What to work on
Without including any pictures, write out the listing below exactly.

Supplied entries

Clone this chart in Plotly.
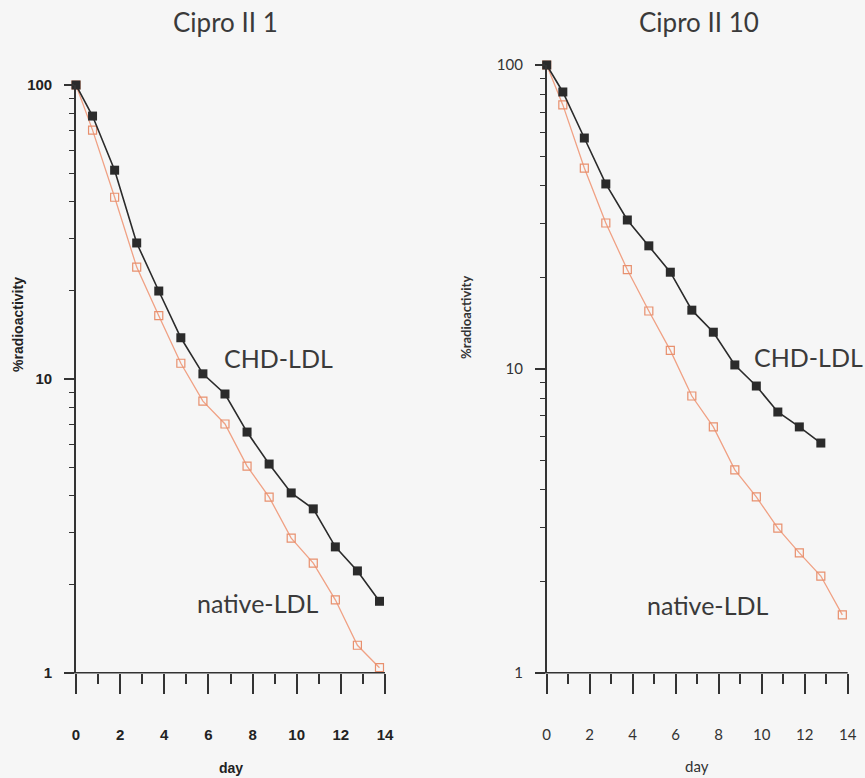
import plotly.graph_objects as go

W, H = 865, 778

# ---------------- data ----------------
days_left = [0, 0.75, 1.75, 2.75, 3.75, 4.75, 5.75, 6.75, 7.75, 8.75, 9.75, 10.75, 11.75, 12.75, 13.75]
chd_left = [100, 78.4, 51.3, 29.0, 19.9, 13.8, 10.4, 8.88, 6.59, 5.13, 4.09, 3.61, 2.68, 2.22, 1.75]
native_left = [100, 70.2, 41.5, 24.0, 16.4, 11.3, 8.4, 7.02, 5.05, 3.96, 2.87, 2.36, 1.77, 1.24, 1.04]

days_right_chd = [0, 0.75, 1.75, 2.75, 3.75, 4.75, 5.75, 6.75, 7.75, 8.75, 9.75, 10.75, 11.75, 12.75]
chd_right = [100, 81.5, 57.5, 40.6, 30.9, 25.4, 20.8, 15.6, 13.2, 10.3, 8.78, 7.21, 6.44, 5.70]
days_right_nat = [0, 0.75, 1.75, 2.75, 3.75, 4.75, 5.75, 6.75, 7.75, 8.75, 9.75, 10.75, 11.75, 12.75, 13.75]
native_right = [100, 73.9, 45.8, 30.2, 21.2, 15.5, 11.5, 8.14, 6.44, 4.65, 3.79, 2.99, 2.48, 2.08, 1.55]

x_major = [0, 2, 4, 6, 8, 10, 12, 14]
x_minor = [1, 3, 5, 7, 9, 11, 13]
y_major = [1, 10, 100]
y_major_text = ["1", "10", "100"]
y_minor = [2, 3, 4, 5, 6, 7, 8, 9, 20, 30, 40, 50, 60, 70, 80, 90]

titles = ["Cipro II 1", "Cipro II 10"]
series_labels = ["CHD-LDL", "native-LDL"]
y_title = "%radioactivity"
x_title = "day"

# ---------------- styling ----------------
BG = "#f6f6f6"
AX = "#333333"
CHD_C = "#2b2b2b"
NAT_LINE = "#f0a184"
NAT_MK = "#e8906e"
TEXT_C = "#3a3a3a"
BOLD_FONT = "Liberation Sans Narrow, Liberation Sans, Arial"
LIGHT_FONT = "Lato, Noto Sans, sans-serif"

def px_x(x):
    return x / W

def px_y(y):
    return 1 - y / H

# plot areas in pixels
L = dict(x0=76, x1=385, y0=672.7, y1=85)
R = dict(x0=546.7, x1=847.7, y0=672.7, y1=65)

fig = go.Figure()

def add_series(xs, ys, xa, ya, kind):
    if kind == "chd":
        fig.add_trace(go.Scatter(
            x=xs, y=ys, xaxis=xa, yaxis=ya, mode="lines+markers",
            line=dict(color=CHD_C, width=1.6),
            marker=dict(symbol="square", size=9, color=CHD_C),
            cliponaxis=False, showlegend=False))
    else:
        fig.add_trace(go.Scatter(
            x=xs, y=ys, xaxis=xa, yaxis=ya, mode="lines+markers",
            line=dict(color=NAT_LINE, width=1.3),
            marker=dict(symbol="square-open", size=8, color=NAT_MK, line=dict(width=1.2, color=NAT_MK)),
            cliponaxis=False, showlegend=False))

add_series(days_left, native_left, "x", "y", "nat")
add_series(days_left, chd_left, "x", "y", "chd")
add_series(days_right_nat, native_right, "x2", "y2", "nat")
add_series(days_right_chd, chd_right, "x2", "y2", "chd")

def xaxis_cfg(area, font):
    return dict(
        domain=[px_x(area["x0"]), px_x(area["x1"])],
        range=[0, 14], showgrid=False, zeroline=False, showline=False,
        tickmode="array", tickvals=x_major, ticktext=[str(v) for v in x_major],
        ticks="outside", ticklen=20, tickwidth=2, tickcolor=AX,
        minor=dict(tickmode="array", tickvals=x_minor, ticks="outside", ticklen=10, tickwidth=1.5, tickcolor=AX),
        tickfont=font, ticklabelstandoff=28, automargin=False, fixedrange=True,
    )

def yaxis_cfg(area, font, anchor):
    return dict(
        domain=[px_y(area["y0"]), px_y(area["y1"])],
        type="log", range=[0, 2], anchor=anchor,
        showgrid=False, zeroline=False, showline=True, linecolor=AX, linewidth=1.6,
        tickmode="array", tickvals=y_major, ticktext=y_major_text,
        ticks="outside", ticklen=10, tickwidth=1.5, tickcolor=AX,
        minor=dict(tickmode="array", tickvals=y_minor, ticks="outside", ticklen=5, tickwidth=1, tickcolor=AX),
        tickfont=font, ticklabelstandoff=9, automargin=False, fixedrange=True,
    )

bold_tick = dict(family=BOLD_FONT, size=15, color="#222222", weight="bold")
light_tick = dict(family=LIGHT_FONT, size=15, color="#333333")

fig.update_layout(
    width=W, height=H,
    margin=dict(l=0, r=0, t=0, b=0),
    paper_bgcolor=BG, plot_bgcolor=BG,
    xaxis=xaxis_cfg(L, bold_tick) | dict(anchor="y"),
    yaxis=yaxis_cfg(L, bold_tick, "x"),
    xaxis2=xaxis_cfg(R, light_tick) | dict(anchor="y2"),
    yaxis2=yaxis_cfg(R, light_tick, "x2"),
)

# x-axis lines (extend slightly left of the y axis)
shapes = []
for area, ext in ((L, 11), (R, 10)):
    shapes.append(dict(type="line", xref="paper", yref="paper",
                       x0=px_x(area["x0"] - ext), x1=px_x(area["x1"]),
                       y0=px_y(area["y0"]), y1=px_y(area["y0"]),
                       line=dict(color=AX, width=1.6)))
fig.update_layout(shapes=shapes)

ann = []
# titles
ann.append(dict(text=titles[0], x=px_x(226), y=px_y(22), font=dict(family=LIGHT_FONT, size=26, color=TEXT_C)))
ann.append(dict(text=titles[1], x=px_x(699), y=px_y(22), font=dict(family=LIGHT_FONT, size=26, color=TEXT_C)))
# series labels
ann.append(dict(text=series_labels[0], x=px_x(278), y=px_y(358), font=dict(family=LIGHT_FONT, size=25, color=TEXT_C)))
ann.append(dict(text=series_labels[1], x=px_x(258), y=px_y(603), font=dict(family=LIGHT_FONT, size=25, color=TEXT_C)))
ann.append(dict(text=series_labels[0], x=px_x(808), y=px_y(357), font=dict(family=LIGHT_FONT, size=25, color=TEXT_C)))
ann.append(dict(text=series_labels[1], x=px_x(708), y=px_y(605), font=dict(family=LIGHT_FONT, size=25, color=TEXT_C)))
# axis titles
ann.append(dict(text="<b>" + x_title + "</b>", x=px_x(231), y=px_y(768), font=dict(family=BOLD_FONT, size=14, color="#222222")))
ann.append(dict(text=x_title, x=px_x(697), y=px_y(766), font=dict(family=LIGHT_FONT, size=15, color="#333333")))
ann.append(dict(text="<b>" + y_title + "</b>", x=px_x(18), y=px_y(325), textangle=-90,
                font=dict(family=BOLD_FONT, size=14, color="#222222")))
ann.append(dict(text="<b>" + y_title + "</b>", x=px_x(466), y=px_y(317), textangle=-90,
                font=dict(family=LIGHT_FONT, size=13, color="#333333")))
for a in ann:
    a.update(xref="paper", yref="paper", showarrow=False, xanchor="center", yanchor="middle")
fig.update_layout(annotations=ann)

fig.write_html("out.html")
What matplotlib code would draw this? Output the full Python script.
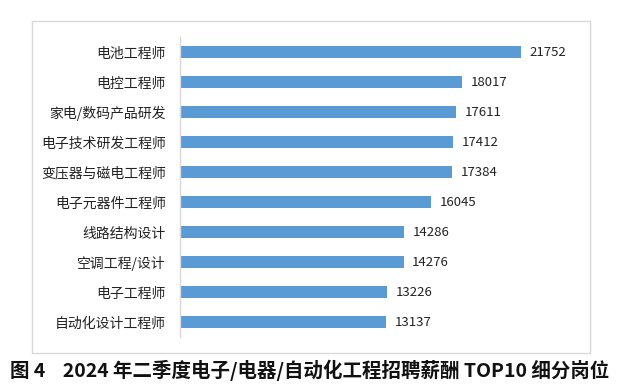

Written answer
Clone this chart in Plotly.
import plotly.graph_objects as go

W, H = 865, 778

# ---------------- data ----------------
days_left = [0, 0.75, 1.75, 2.75, 3.75, 4.75, 5.75, 6.75, 7.75, 8.75, 9.75, 10.75, 11.75, 12.75, 13.75]
chd_left = [100, 78.4, 51.3, 29.0, 19.9, 13.8, 10.4, 8.88, 6.59, 5.13, 4.09, 3.61, 2.68, 2.22, 1.75]
native_left = [100, 70.2, 41.5, 24.0, 16.4, 11.3, 8.4, 7.02, 5.05, 3.96, 2.87, 2.36, 1.77, 1.24, 1.04]

days_right_chd = [0, 0.75, 1.75, 2.75, 3.75, 4.75, 5.75, 6.75, 7.75, 8.75, 9.75, 10.75, 11.75, 12.75]
chd_right = [100, 81.5, 57.5, 40.6, 30.9, 25.4, 20.8, 15.6, 13.2, 10.3, 8.78, 7.21, 6.44, 5.70]
days_right_nat = [0, 0.75, 1.75, 2.75, 3.75, 4.75, 5.75, 6.75, 7.75, 8.75, 9.75, 10.75, 11.75, 12.75, 13.75]
native_right = [100, 73.9, 45.8, 30.2, 21.2, 15.5, 11.5, 8.14, 6.44, 4.65, 3.79, 2.99, 2.48, 2.08, 1.55]

x_major = [0, 2, 4, 6, 8, 10, 12, 14]
x_minor = [1, 3, 5, 7, 9, 11, 13]
y_major = [1, 10, 100]
y_major_text = ["1", "10", "100"]
y_minor = [2, 3, 4, 5, 6, 7, 8, 9, 20, 30, 40, 50, 60, 70, 80, 90]

titles = ["Cipro II 1", "Cipro II 10"]
series_labels = ["CHD-LDL", "native-LDL"]
y_title = "%radioactivity"
x_title = "day"

# ---------------- styling ----------------
BG = "#f6f6f6"
AX = "#333333"
CHD_C = "#2b2b2b"
NAT_LINE = "#f0a184"
NAT_MK = "#e8906e"
TEXT_C = "#3a3a3a"
BOLD_FONT = "Liberation Sans Narrow, Liberation Sans, Arial"
LIGHT_FONT = "Lato, Noto Sans, sans-serif"

def px_x(x):
    return x / W

def px_y(y):
    return 1 - y / H

# plot areas in pixels
L = dict(x0=76, x1=385, y0=672.7, y1=85)
R = dict(x0=546.7, x1=847.7, y0=672.7, y1=65)

fig = go.Figure()

def add_series(xs, ys, xa, ya, kind):
    if kind == "chd":
        fig.add_trace(go.Scatter(
            x=xs, y=ys, xaxis=xa, yaxis=ya, mode="lines+markers",
            line=dict(color=CHD_C, width=1.6),
            marker=dict(symbol="square", size=9, color=CHD_C),
            cliponaxis=False, showlegend=False))
    else:
        fig.add_trace(go.Scatter(
            x=xs, y=ys, xaxis=xa, yaxis=ya, mode="lines+markers",
            line=dict(color=NAT_LINE, width=1.3),
            marker=dict(symbol="square-open", size=8, color=NAT_MK, line=dict(width=1.2, color=NAT_MK)),
            cliponaxis=False, showlegend=False))

add_series(days_left, native_left, "x", "y", "nat")
add_series(days_left, chd_left, "x", "y", "chd")
add_series(days_right_nat, native_right, "x2", "y2", "nat")
add_series(days_right_chd, chd_right, "x2", "y2", "chd")

def xaxis_cfg(area, font):
    return dict(
        domain=[px_x(area["x0"]), px_x(area["x1"])],
        range=[0, 14], showgrid=False, zeroline=False, showline=False,
        tickmode="array", tickvals=x_major, ticktext=[str(v) for v in x_major],
        ticks="outside", ticklen=20, tickwidth=2, tickcolor=AX,
        minor=dict(tickmode="array", tickvals=x_minor, ticks="outside", ticklen=10, tickwidth=1.5, tickcolor=AX),
        tickfont=font, ticklabelstandoff=28, automargin=False, fixedrange=True,
    )

def yaxis_cfg(area, font, anchor):
    return dict(
        domain=[px_y(area["y0"]), px_y(area["y1"])],
        type="log", range=[0, 2], anchor=anchor,
        showgrid=False, zeroline=False, showline=True, linecolor=AX, linewidth=1.6,
        tickmode="array", tickvals=y_major, ticktext=y_major_text,
        ticks="outside", ticklen=10, tickwidth=1.5, tickcolor=AX,
        minor=dict(tickmode="array", tickvals=y_minor, ticks="outside", ticklen=5, tickwidth=1, tickcolor=AX),
        tickfont=font, ticklabelstandoff=9, automargin=False, fixedrange=True,
    )

bold_tick = dict(family=BOLD_FONT, size=15, color="#222222", weight="bold")
light_tick = dict(family=LIGHT_FONT, size=15, color="#333333")

fig.update_layout(
    width=W, height=H,
    margin=dict(l=0, r=0, t=0, b=0),
    paper_bgcolor=BG, plot_bgcolor=BG,
    xaxis=xaxis_cfg(L, bold_tick) | dict(anchor="y"),
    yaxis=yaxis_cfg(L, bold_tick, "x"),
    xaxis2=xaxis_cfg(R, light_tick) | dict(anchor="y2"),
    yaxis2=yaxis_cfg(R, light_tick, "x2"),
)

# x-axis lines (extend slightly left of the y axis)
shapes = []
for area, ext in ((L, 11), (R, 10)):
    shapes.append(dict(type="line", xref="paper", yref="paper",
                       x0=px_x(area["x0"] - ext), x1=px_x(area["x1"]),
                       y0=px_y(area["y0"]), y1=px_y(area["y0"]),
                       line=dict(color=AX, width=1.6)))
fig.update_layout(shapes=shapes)

ann = []
# titles
ann.append(dict(text=titles[0], x=px_x(226), y=px_y(22), font=dict(family=LIGHT_FONT, size=26, color=TEXT_C)))
ann.append(dict(text=titles[1], x=px_x(699), y=px_y(22), font=dict(family=LIGHT_FONT, size=26, color=TEXT_C)))
# series labels
ann.append(dict(text=series_labels[0], x=px_x(278), y=px_y(358), font=dict(family=LIGHT_FONT, size=25, color=TEXT_C)))
ann.append(dict(text=series_labels[1], x=px_x(258), y=px_y(603), font=dict(family=LIGHT_FONT, size=25, color=TEXT_C)))
ann.append(dict(text=series_labels[0], x=px_x(808), y=px_y(357), font=dict(family=LIGHT_FONT, size=25, color=TEXT_C)))
ann.append(dict(text=series_labels[1], x=px_x(708), y=px_y(605), font=dict(family=LIGHT_FONT, size=25, color=TEXT_C)))
# axis titles
ann.append(dict(text="<b>" + x_title + "</b>", x=px_x(231), y=px_y(768), font=dict(family=BOLD_FONT, size=14, color="#222222")))
ann.append(dict(text=x_title, x=px_x(697), y=px_y(766), font=dict(family=LIGHT_FONT, size=15, color="#333333")))
ann.append(dict(text="<b>" + y_title + "</b>", x=px_x(18), y=px_y(325), textangle=-90,
                font=dict(family=BOLD_FONT, size=14, color="#222222")))
ann.append(dict(text="<b>" + y_title + "</b>", x=px_x(466), y=px_y(317), textangle=-90,
                font=dict(family=LIGHT_FONT, size=13, color="#333333")))
for a in ann:
    a.update(xref="paper", yref="paper", showarrow=False, xanchor="center", yanchor="middle")
fig.update_layout(annotations=ann)

fig.write_html("out.html")
What matplotlib code would draw this? Output the full Python script.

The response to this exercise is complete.